Nor can teachers rely on much of a collective memory. There is no museum of education; no modern general history of British education - just plenty of polemics. In which case, how often are “new” teaching nostrums really unremembered solutions practised by previous generations?

To its great credit, education policy in Wales in recent years has often been based on better research evidence than that in England. Studies on the best early years education in Europe helped to guide the design of the foundation stage here, while politicians in Westminster are continuing to stick their fingers in their ears and ignore the calls by academics for a similar change.

However, the absence of evidence from much educational debate still owes more to political calculation than academic carelessness. Politicians prefer it that way. It is easier for the Government to dismiss Professor David Nutt’s findings on ecstasy and cannabis as politically naive than to be brave and put them into practice. It is unlikely that a Conservative government would behave differently.

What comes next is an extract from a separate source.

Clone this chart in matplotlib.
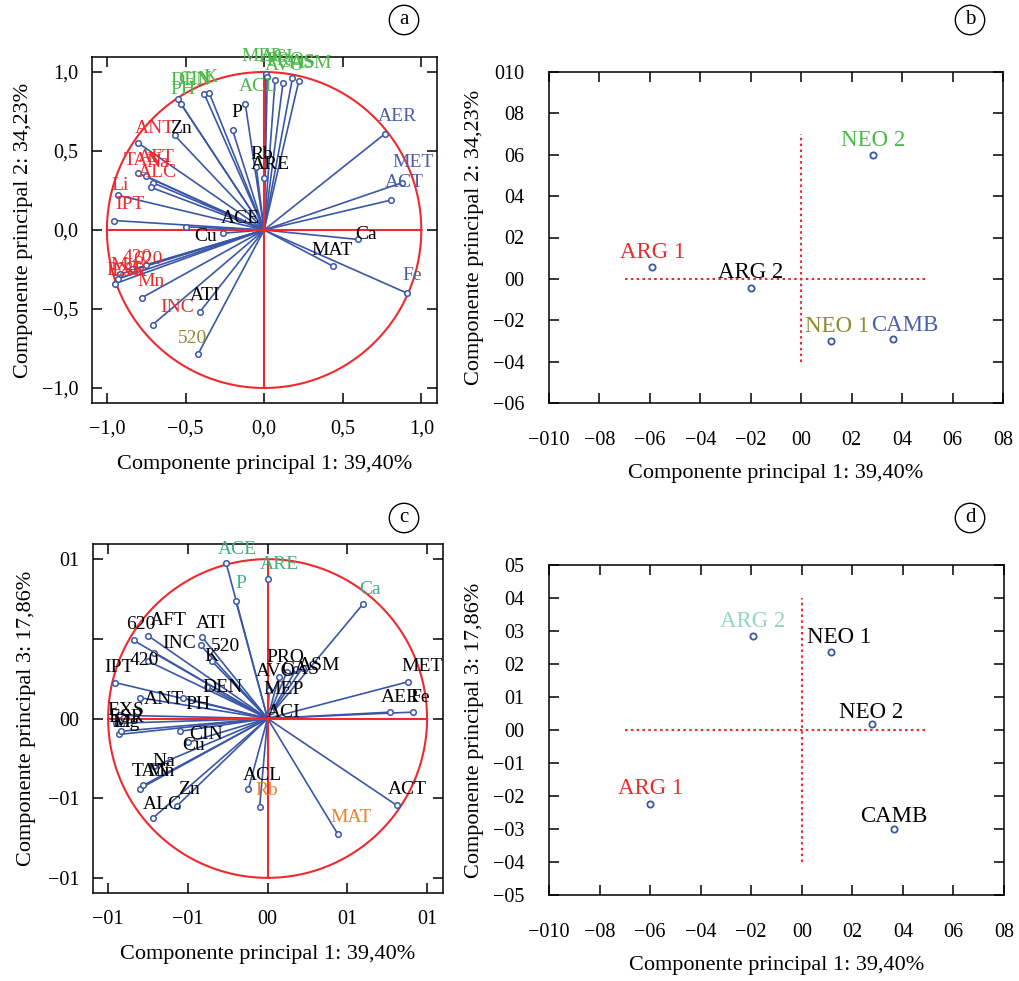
import numpy as np
import matplotlib
matplotlib.use('Agg')
import matplotlib.pyplot as plt

plt.rcParams['font.family'] = ['Liberation Serif', 'DejaVu Serif']

# variable names and loadings
variables = ['MEP', 'ACI', 'AVO', 'PRO', 'CAS', 'ASM', 'ACL', 'DEN', 'CIN', 'K', 'PH',
             'ANT', 'TAN', 'AFT', 'Na', 'ALC', 'Li', 'IPT', '420', '620', 'Mg', 'EXS', 'ESR', 'Mn', 'INC',
             'Zn', 'P', 'Rb', 'ARE', 'ACE', 'Cu', 'Ca', 'MAT', 'ATI', '520',
             'AER', 'MET', 'ACT', 'Fe']
pc1 = [0.01, 0.02, 0.07, 0.12, 0.18, 0.22, -0.12, -0.38, -0.55, -0.35, -0.53,
       -0.80, -0.80, -0.75, -0.71, -0.72, -0.93, -0.955, -0.75, -0.84, -0.92, -0.93, -0.95, -0.78, -0.71,
       -0.57, -0.20, -0.05, 0.00, -0.26, -0.50, 0.60, 0.44, -0.41, -0.42,
       0.77, 0.88, 0.81, 0.91]
pc2 = [0.99, 0.97, 0.95, 0.93, 0.96, 0.94, 0.80, 0.86, 0.83, 0.87, 0.80,
       0.55, 0.36, 0.34, 0.30, 0.27, 0.22, 0.06, -0.22, -0.25, -0.28, -0.31, -0.34, -0.43, -0.60,
       0.60, 0.63, 0.40, 0.33, -0.02, 0.02, -0.06, -0.23, -0.52, -0.785,
       0.61, 0.30, 0.19, -0.40]
pc3 = [0.18, 0.05, 0.26, 0.29, 0.31, 0.32, -0.44, 0.20, -0.08, 0.36, 0.13,
       0.13, -0.44, 0.52, -0.30, -0.625, -0.10, 0.225, 0.36, 0.49, -0.08, 0.02, -0.03, -0.42, 0.41,
       -0.55, 0.74, -0.555, 0.875, 0.975, -0.15, 0.72, -0.725, 0.51, 0.46,
       0.04, 0.23, -0.545, 0.04]

# group colours of the labels
groups_a = {'green': ['MEP', 'ACI', 'AVO', 'PRO', 'CAS', 'ASM', 'ACL', 'DEN', 'CIN', 'K', 'PH'],
            'red': ['ANT', 'TAN', 'AFT', 'Na', 'ALC', 'Li', 'IPT', '420', '620', 'Mg', 'EXS', 'ESR', 'Mn', 'INC'],
            'olive': ['520'],
            'blue': ['AER', 'MET', 'ACT', 'Fe']}
groups_c = {'green2': ['ACE', 'ARE', 'P', 'Ca'],
            'orange': ['Rb', 'MAT']}

# sample scores
samples = ['ARG 1', 'ARG 2', 'NEO 1', 'NEO 2', 'CAMB']
score1 = [-0.59, -0.20, 0.118, 0.285, 0.364]
score2 = [0.058, -0.043, -0.30, 0.60, -0.29]
score1_d = [-0.60, -0.194, 0.117, 0.276, 0.365]
score3 = [-0.224, 0.285, 0.236, 0.018, -0.30]

colors = {'green': '#4cb848', 'red': '#ee2a2f', 'olive': '#8c8c2f', 'blue': '#4b5fa8',
          'green2': '#3db37a', 'orange': '#f47b30', 'teal': '#93d6bd', 'black': 'black'}
LINE = '#3a57a7'
RED = '#ee2a2f'

# label offsets (pixels) from the end of each vector
off_a = {'ANT': (17, 15), 'Zn': (6, 7), 'Cu': (20, -10), 'Ca': (8, 5), 'ACE': (17, 15), 'Rb': (6, 12),
         'ARE': (6, 13), 'P': (4, 18), 'ACL': (13, 17), 'IPT': (16, 16), 'Li': (2, 10), 'TAN': (5, 13),
         'AFT': (10, 19), 'Na': (5, 20), 'ALC': (6, 15), '420': (-9, 7), '620': (16, 10), 'Mg': (5, 9),
         'EXS': (7, 8), 'ESR': (15, 12), 'Mn': (10, 16), 'INC': (25, 17), 'ATI': (5, 17), '520': (-6, 16),
         'MAT': (-1, 16), 'Fe': (5, 18), 'AER': (12, 17), 'MET': (11, 20), 'ACT': (13, 17),
         'DEN': (-14, 14), 'CIN': (17, 19), 'K': (1, 15), 'PH': (2, 14), 'MEP': (-4, 17), 'ACI': (9, 19),
         'AVO': (10, 14), 'PRO': (2, 23), 'CAS': (4, 16), 'ASM': (12, 18)}
off_c = {'ACE': (11, 14), 'ARE': (12, 15), 'P': (5, 17), 'Ca': (7, 14), '620': (7, 16), 'AFT': (20, 15),
         'INC': (25, 10), 'ATI': (9, 14), '520': (25, -1), 'K': (0, 5), '420': (-4, 1), 'IPT': (4, 15),
         'PRO': (-1, 15), 'AVO': (-3, 6), 'CAS': (4, 0), 'ASM': (16, 2), 'MET': (14, 15), 'Fe': (7, 15),
         'AER': (10, 15), 'MEP': (14, 0), 'ACI': (13, -2), 'DEN': (16, -1), 'ANT': (24, -2), 'PH': (15, -7),
         'EXS': (7, 5), 'ESR': (10, 6), 'Mg': (5, 9), 'Li': (3, 12), 'CIN': (26, -3), 'Cu': (6, -3),
         'Na': (9, 5), 'TAN': (11, 17), 'Mn': (18, 14), 'Zn': (12, 17), 'ALC': (10, 14), 'ACL': (14, 13),
         'Rb': (7, 16), 'MAT': (13, 17), 'ACT': (11, 16)}


def label_color(name, groups):
    for g, names in groups.items():
        if name in names:
            return colors[g]
    return 'black'


def style_axes(ax, xt, xl, yt, yl, xpad, ypad):
    ax.set_xticks(xt)
    ax.set_xticklabels(xl, fontsize=14.5)
    ax.set_yticks(yt)
    ax.set_yticklabels(yl, fontsize=14.5)
    ax.tick_params(direction='in', top=True, right=True, length=7, width=1.1)
    ax.tick_params(axis='x', pad=xpad)
    ax.tick_params(axis='y', pad=ypad)
    for s in ax.spines.values():
        s.set_linewidth(1.1)


def loading_plot(ax, pcy, offsets, groups):
    t = np.linspace(0, 2 * np.pi, 400)
    ax.plot(np.cos(t), np.sin(t), color=RED, lw=1.5, zorder=3)
    ax.plot([-1, 1], [0, 0], color=RED, lw=1.5, zorder=3)
    ax.plot([0, 0], [-1, 1], color=RED, lw=1.5, zorder=3)
    for name, x, y in zip(variables, pc1, pcy):
        ax.plot([0, x], [0, y], color=LINE, lw=1.2, zorder=2)
        ax.plot(x, y, 'o', ms=4, mfc='white', mec=LINE, mew=1.1, zorder=4)
        dx, dy = offsets.get(name, (6, 15))
        ax.annotate(name, (x, y), xytext=(dx, dy), textcoords='offset pixels',
                    ha='center', va='center', fontsize=14,
                    color=label_color(name, groups), zorder=5)
    ax.set_xlim(-1.095, 1.1)
    ax.set_ylim(-1.095, 1.095)


def score_plot(ax, sx, sy, label_cols, label_offs, ylim):
    ax.plot(sx, sy, 'o', ms=4.5, mfc='white', mec=LINE, mew=1.3, ls='none', zorder=3)
    for name, x, y, c, o in zip(samples, sx, sy, label_cols, label_offs):
        ax.annotate(name, (x, y), xytext=o, textcoords='offset pixels',
                    ha='center', va='center', fontsize=16.5, color=colors[c])
    ax.set_xlim(-1.0, 0.8)
    ax.set_ylim(*ylim)


fig = plt.figure(figsize=(10.19, 9.81), dpi=100)
W, H = 1019, 981

def add_ax(l, t, r, b):
    return fig.add_axes([l / W, 1 - b / H, (r - l) / W, (b - t) / H])

ax_a = add_ax(92, 57, 437, 403)
ax_b = add_ax(549, 72, 1003, 403)
ax_c = add_ax(93, 544, 443, 893)
ax_d = add_ax(549, 565, 1004, 895)

# (a)
loading_plot(ax_a, pc2, off_a, groups_a)
style_axes(ax_a, [-1, -0.5, 0, 0.5, 1], ['\u22121,0', '\u22120,5', '0,0', '0,5', '1,0'],
           [-1, -0.5, 0, 0.5, 1], ['\u22121,0', '\u22120,5', '0,0', '0,5', '1,0'], 12, 10)
ax_a.set_xlabel('Componente principal 1: 39,40%', fontsize=16, labelpad=12)
ax_a.set_ylabel('Componente principal 2: 34,23%', fontsize=16, labelpad=6)

# (c)
loading_plot(ax_c, pc3, off_c, groups_c)
style_axes(ax_c, [-1, -0.5, 0, 0.5, 1], ['\u221201', '\u221201', '00', '01', '01'],
           [-1, -0.5, 0, 0.5, 1], ['\u221201', '\u221201', '00', '', '01'], 12, 10)
ax_c.set_xlabel('Componente principal 1: 39,40%', fontsize=16, labelpad=12)
ax_c.set_ylabel('Componente principal 3: 17,86%', fontsize=16, labelpad=8)

# (b)
ax_b.plot([-0.70, 0.50], [0, 0], ls=(0, (1.2, 1.6)), color=RED, lw=1.5)
ax_b.plot([0, 0], [-0.40, 0.70], ls=(0, (1.2, 1.6)), color=RED, lw=1.5)
score_plot(ax_b, score1, score2, ['red', 'black', 'olive', 'green', 'blue'],
           [(0, 14), (0, 15), (6, 14), (0, 14), (12, 13)], (-0.6, 1.0))
xt = [-1.0, -0.8, -0.6, -0.4, -0.2, 0, 0.2, 0.4, 0.6, 0.8]
xl = ['\u2212010', '\u221208', '\u221206', '\u221204', '\u221202', '00', '02', '04', '06', '08']
style_axes(ax_b, xt, xl, [-0.6, -0.4, -0.2, 0, 0.2, 0.4, 0.6, 0.8, 1.0],
           ['\u221206', '\u221204', '\u221202', '00', '02', '04', '06', '08', '010'], 20, 18)
ax_b.set_xlabel('Componente principal 1: 39,40%', fontsize=16, labelpad=10)
ax_b.set_ylabel('Componente principal 2: 34,23%', fontsize=16, labelpad=6)

# (d)
ax_d.plot([-0.70, 0.50], [0, 0], ls=(0, (1.2, 1.6)), color=RED, lw=1.5)
ax_d.plot([0, 0], [-0.40, 0.40], ls=(0, (1.2, 1.6)), color=RED, lw=1.5)
score_plot(ax_d, score1_d, score3, ['red', 'teal', 'black', 'black', 'black'],
           [(0, 15), (0, 14), (8, 15), (0, 12), (0, 13)], (-0.5, 0.5))
style_axes(ax_d, xt, xl, [-0.5, -0.4, -0.3, -0.2, -0.1, 0, 0.1, 0.2, 0.3, 0.4, 0.5],
           ['\u221205', '\u221204', '\u221203', '\u221202', '\u221201', '00', '01', '02', '03', '04', '05'], 20, 18)
ax_d.set_xlabel('Componente principal 1: 39,40%', fontsize=16, labelpad=10)
ax_d.set_ylabel('Componente principal 3: 17,86%', fontsize=16, labelpad=6)

# panel letters
for letter, px, py in [('a', 404, 20), ('b', 970, 20), ('c', 404, 518), ('d', 970, 518)]:
    fig.text(px / W, 1 - py / H, letter, ha='center', va='center', fontsize=15,
             bbox=dict(boxstyle='circle,pad=0.25', fc='white', ec='black', lw=1.0))

fig.savefig('out.png', dpi=100)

Perhaps the emerging cross-party consensus that the profession must have more autonomy if it is to deliver will usher in a new era of evidence-based policy. Autonomous teachers have to be informed teachers, after all. That will not end the debate, just move it on to a more sensible level. Which questions are the right ones to ask? Which issues must be addressed urgently? How will the answers be evaluated?

In that glad, confident morning, there may will be something else to disturb the peace. How would the profession respond if future research showed that Sats at KS2 were more effective in raising pupil attainment than teacher assessment? Or that league tables, inconveniently, were beneficial? Now that would be interesting.